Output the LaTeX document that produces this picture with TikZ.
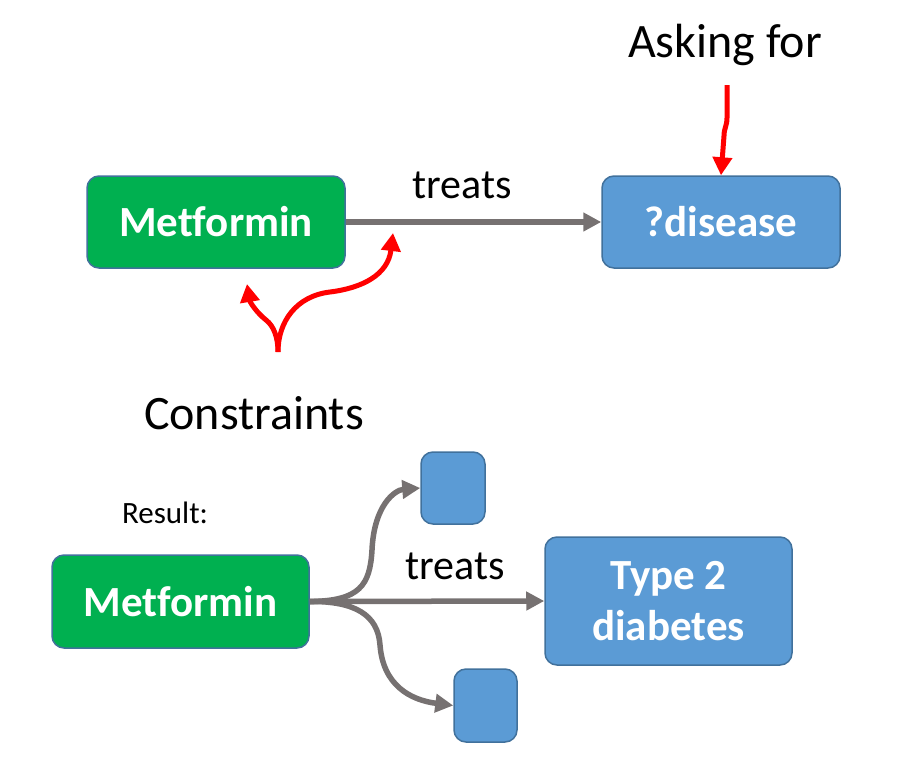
\documentclass[tikz,border=0pt]{standalone}
\usepackage{fontspec}
\setmainfont[Ligatures={NoCommon}]{Carlito}
\usetikzlibrary{arrows.meta}
\definecolor{boxgreen}{HTML}{00B050}
\definecolor{boxblue}{HTML}{5B9BD5}
\definecolor{boxedge}{HTML}{41719C}
\definecolor{linkgray}{HTML}{767171}
\definecolor{markred}{HTML}{FF0000}
\begin{document}
\begin{tikzpicture}[x=1pt,y=-1pt,
  box/.style={draw=boxedge, line width=1.5pt, rounded corners=12pt, inner sep=0pt,
    text=white, font=\fontsize{43}{51}\selectfont\bfseries, align=center},
  greenbox/.style={box, fill=boxgreen},
  bluebox/.style={box, fill=boxblue},
  link/.style={draw=linkgray, line width=5.5pt, -{Triangle[length=18pt,width=18pt]}},
  redarrow/.style={draw=markred, line width=5pt, -{Triangle[length=18pt,width=19pt]}},
  lbl/.style={font=\fontsize{42}{50}\selectfont, anchor=base, inner sep=0pt},
  biglbl/.style={font=\fontsize{48}{56}\selectfont, anchor=base, inner sep=0pt},
  smalllbl/.style={font=\fontsize{31}{37}\selectfont, anchor=base, inner sep=0pt}
]
\useasboundingbox (0,0) rectangle (919,772);

% top row
\node[greenbox, minimum width=258pt, minimum height=92pt] (met1) at (216,222) {Metformin};
\node[bluebox, minimum width=238pt, minimum height=92pt] (dis) at (721,222) {?disease};
\draw[link] (met1.east) -- (dis.west);
\node[lbl] (treats1) at (462,198) {treats};

\node[biglbl] (ask) at (725,57) {Asking for};
\coordinate (askstart) at (727,85);
\draw[redarrow] (askstart) -- (727,118) .. controls (727,126) and (724,128) .. (724,136) -- (dis.north);

\coordinate (constart) at (278,352);
\coordinate (leftip) at (247,284);
\coordinate (rightip) at (393,233);
\draw[redarrow] (constart) .. controls (278,338) and (274,326) .. (266,320)
  .. controls (256,312) and (250,302) .. (leftip);
\draw[redarrow] (constart) .. controls (278,322) and (296,296) .. (330,292)
  .. controls (362,288) and (388,275) .. (rightip);
\node[biglbl] (cons) at (254,429) {Constraints};

% bottom row
\node[smalllbl] (res) at (165,523) {Result:};
\node[greenbox, minimum width=257pt, minimum height=93pt] (met2) at (180.5,601.5) {Metformin};
\node[bluebox, minimum width=247pt, minimum height=128pt] (t2d) at (668.5,601) {Type 2\\diabetes};
\node[bluebox, minimum width=64pt, minimum height=72pt] (sq1) at (453,488) {};
\node[bluebox, minimum width=63pt, minimum height=73pt] (sq2) at (485.5,705.5) {};
\draw[link] (met2.east) -- (t2d.west);
\node[lbl] (treats2) at (455,579) {treats};
\draw[link] (met2.east) .. controls (360,601) and (370,585) .. (372,550)
  .. controls (374,505) and (395,490) .. (sq1.west);
\draw[link] (met2.east) .. controls (355,601) and (378,615) .. (380,645)
  .. controls (383,685) and (410,700) .. (sq2.west);
\end{tikzpicture}
\end{document}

## [Objective]
Only the lines from the start of the material through the line containing "(724,136) -- (dis.north);" should be transcribed. Pictures stay out.

## [Worked answer]
Output the LaTeX document that produces this picture with TikZ.
\documentclass[tikz,border=0pt]{standalone}
\usepackage{fontspec}
\setmainfont[Ligatures={NoCommon}]{Carlito}
\usetikzlibrary{arrows.meta}
\definecolor{boxgreen}{HTML}{00B050}
\definecolor{boxblue}{HTML}{5B9BD5}
\definecolor{boxedge}{HTML}{41719C}
\definecolor{linkgray}{HTML}{767171}
\definecolor{markred}{HTML}{FF0000}
\begin{document}
\begin{tikzpicture}[x=1pt,y=-1pt,
  box/.style={draw=boxedge, line width=1.5pt, rounded corners=12pt, inner sep=0pt,
    text=white, font=\fontsize{43}{51}\selectfont\bfseries, align=center},
  greenbox/.style={box, fill=boxgreen},
  bluebox/.style={box, fill=boxblue},
  link/.style={draw=linkgray, line width=5.5pt, -{Triangle[length=18pt,width=18pt]}},
  redarrow/.style={draw=markred, line width=5pt, -{Triangle[length=18pt,width=19pt]}},
  lbl/.style={font=\fontsize{42}{50}\selectfont, anchor=base, inner sep=0pt},
  biglbl/.style={font=\fontsize{48}{56}\selectfont, anchor=base, inner sep=0pt},
  smalllbl/.style={font=\fontsize{31}{37}\selectfont, anchor=base, inner sep=0pt}
]
\useasboundingbox (0,0) rectangle (919,772);

% top row
\node[greenbox, minimum width=258pt, minimum height=92pt] (met1) at (216,222) {Metformin};
\node[bluebox, minimum width=238pt, minimum height=92pt] (dis) at (721,222) {?disease};
\draw[link] (met1.east) -- (dis.west);
\node[lbl] (treats1) at (462,198) {treats};

\node[biglbl] (ask) at (725,57) {Asking for};
\coordinate (askstart) at (727,85);
\draw[redarrow] (askstart) -- (727,118) .. controls (727,126) and (724,128) .. (724,136) -- (dis.north);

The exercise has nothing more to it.